最高の自分を発揮する「リーダーの思考法」
サマリー:『DIAMOND ハーバード・ビジネス・レビュー』(DHBR)2024年5月号の特集は「リーダーの思考法」です。リーダーシップを発揮するには、「最高の自分」を引き出すことが重要です。5本の論考から考察します。

リーダーが「フロー状態」になる考え方

 今号の特集は「リーダーの思考法」です。リーダーシップの発揮には、生まれ持った性質や学習して身につける能力を活かすだけではなく、目の前に現れた課題に対して、自身を最高の状態に引き上げて、集中して臨む。そのような「フロー状態」を実現できるかが大きく関わります。

 特集1本目「リーダーが『最高の自分』を発揮する法」は、誰もが内に秘めるエネルギーを活性化させる考え方を伝えます。厳しい局面であっても25のアクションから3~5つを選んで立ち向かうことで、事態は好転します。

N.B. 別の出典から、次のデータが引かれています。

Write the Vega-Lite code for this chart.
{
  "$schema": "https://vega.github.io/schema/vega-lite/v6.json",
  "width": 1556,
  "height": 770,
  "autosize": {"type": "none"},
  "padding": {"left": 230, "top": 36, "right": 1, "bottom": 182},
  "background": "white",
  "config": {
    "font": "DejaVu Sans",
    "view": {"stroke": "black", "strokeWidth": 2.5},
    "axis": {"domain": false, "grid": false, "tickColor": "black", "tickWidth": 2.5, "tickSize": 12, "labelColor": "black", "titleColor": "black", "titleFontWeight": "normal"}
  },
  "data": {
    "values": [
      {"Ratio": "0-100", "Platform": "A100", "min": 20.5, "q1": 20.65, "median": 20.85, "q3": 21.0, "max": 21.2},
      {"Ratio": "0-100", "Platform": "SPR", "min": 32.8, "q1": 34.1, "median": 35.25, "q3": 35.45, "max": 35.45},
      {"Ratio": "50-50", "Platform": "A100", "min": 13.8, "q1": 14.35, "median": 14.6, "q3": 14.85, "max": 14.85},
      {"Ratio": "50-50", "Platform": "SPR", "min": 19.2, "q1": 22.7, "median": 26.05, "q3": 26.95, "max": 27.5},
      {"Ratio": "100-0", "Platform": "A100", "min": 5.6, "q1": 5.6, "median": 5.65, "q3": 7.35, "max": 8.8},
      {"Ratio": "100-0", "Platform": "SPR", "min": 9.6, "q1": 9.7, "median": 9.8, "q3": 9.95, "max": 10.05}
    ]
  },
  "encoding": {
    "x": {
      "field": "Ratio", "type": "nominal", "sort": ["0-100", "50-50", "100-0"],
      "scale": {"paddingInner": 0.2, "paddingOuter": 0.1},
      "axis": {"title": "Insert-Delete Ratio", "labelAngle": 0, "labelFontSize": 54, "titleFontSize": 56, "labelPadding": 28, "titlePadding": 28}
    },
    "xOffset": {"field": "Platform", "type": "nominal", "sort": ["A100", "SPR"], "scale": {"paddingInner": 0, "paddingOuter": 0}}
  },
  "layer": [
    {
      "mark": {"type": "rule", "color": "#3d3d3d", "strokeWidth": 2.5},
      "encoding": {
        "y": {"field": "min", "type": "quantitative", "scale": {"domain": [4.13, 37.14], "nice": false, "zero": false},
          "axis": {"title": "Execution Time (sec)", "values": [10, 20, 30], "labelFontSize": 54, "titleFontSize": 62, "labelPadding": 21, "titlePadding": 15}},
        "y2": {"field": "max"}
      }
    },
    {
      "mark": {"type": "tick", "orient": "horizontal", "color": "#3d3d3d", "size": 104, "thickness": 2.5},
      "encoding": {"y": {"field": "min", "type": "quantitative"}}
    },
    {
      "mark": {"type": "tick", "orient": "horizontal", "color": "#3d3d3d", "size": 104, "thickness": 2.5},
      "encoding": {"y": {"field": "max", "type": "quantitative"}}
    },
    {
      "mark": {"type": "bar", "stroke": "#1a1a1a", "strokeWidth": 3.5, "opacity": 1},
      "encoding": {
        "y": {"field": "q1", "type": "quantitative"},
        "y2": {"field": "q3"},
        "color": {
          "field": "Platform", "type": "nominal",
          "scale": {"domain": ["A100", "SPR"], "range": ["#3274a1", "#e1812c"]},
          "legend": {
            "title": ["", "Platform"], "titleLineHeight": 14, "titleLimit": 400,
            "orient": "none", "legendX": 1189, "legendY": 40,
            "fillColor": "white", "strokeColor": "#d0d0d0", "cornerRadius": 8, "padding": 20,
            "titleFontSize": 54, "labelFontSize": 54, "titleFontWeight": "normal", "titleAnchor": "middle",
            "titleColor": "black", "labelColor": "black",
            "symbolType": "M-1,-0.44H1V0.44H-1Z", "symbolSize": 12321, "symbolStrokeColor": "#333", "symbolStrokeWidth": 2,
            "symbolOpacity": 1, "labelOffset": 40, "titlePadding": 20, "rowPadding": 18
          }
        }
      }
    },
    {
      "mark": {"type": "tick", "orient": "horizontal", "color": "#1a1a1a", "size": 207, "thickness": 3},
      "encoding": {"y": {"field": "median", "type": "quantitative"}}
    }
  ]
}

 特集2本目は「優れたリーダーは『いま起きていること』の重大性を見極める」です。ハーバード・ビジネス・スクール(HBS)教授のニティン・ノーリアは、予測できない出来事が起きた時にその場で対応する力の重要性を語ります。教授の提示するフレームワークから、問題の優先度のつけ方を探ります。

 特集3本目の「リーダーのパフォーマンスを損なう4つの障害とその克服法」は、うまくいかない時のリーダーの心理状態を特定します。それが「代替案がない」「希望がない」「時間がない」「リーダーシップは必要ない」です。このような思考に陥っている時は要注意です。

 特集4本目は、スタンフォード大学准教授のジャミール・ザキによる「共感力を無理なく発揮し続ける3つの方策」です。自分を犠牲にせず、部下に寄り添う「持続的な共感」を身につけることが大切です。

 特集5本目は、リクルートホールディングスの出木場久征社長兼CEOへのインタビュー「僕は世界で一番、権威や権力のないCEOになりたい」です。グローバル化を果たした同社トップの理想のリーダー像とその経営哲学に迫ります。

 このように、リーダーが懸案事項を見極めて、その対応に集中するスキルを身につけることで、組織のパフォーマンスは飛躍的に高められるのです。電子版サービスの開始により、雑誌の定期購読者でない方も、各種論文が手軽に読めるようになりました。ぜひこの機会にご覧ください。

 さて、昨年末に電子版をローンチし、おかげさまで順調なスタートを切ることができました。私の役目はここまでとなります。ここで、新編集長の常盤亜由子にバトンを渡します。これまでご支援をいただきありがとうございました。新たなDHBRにご期待ください。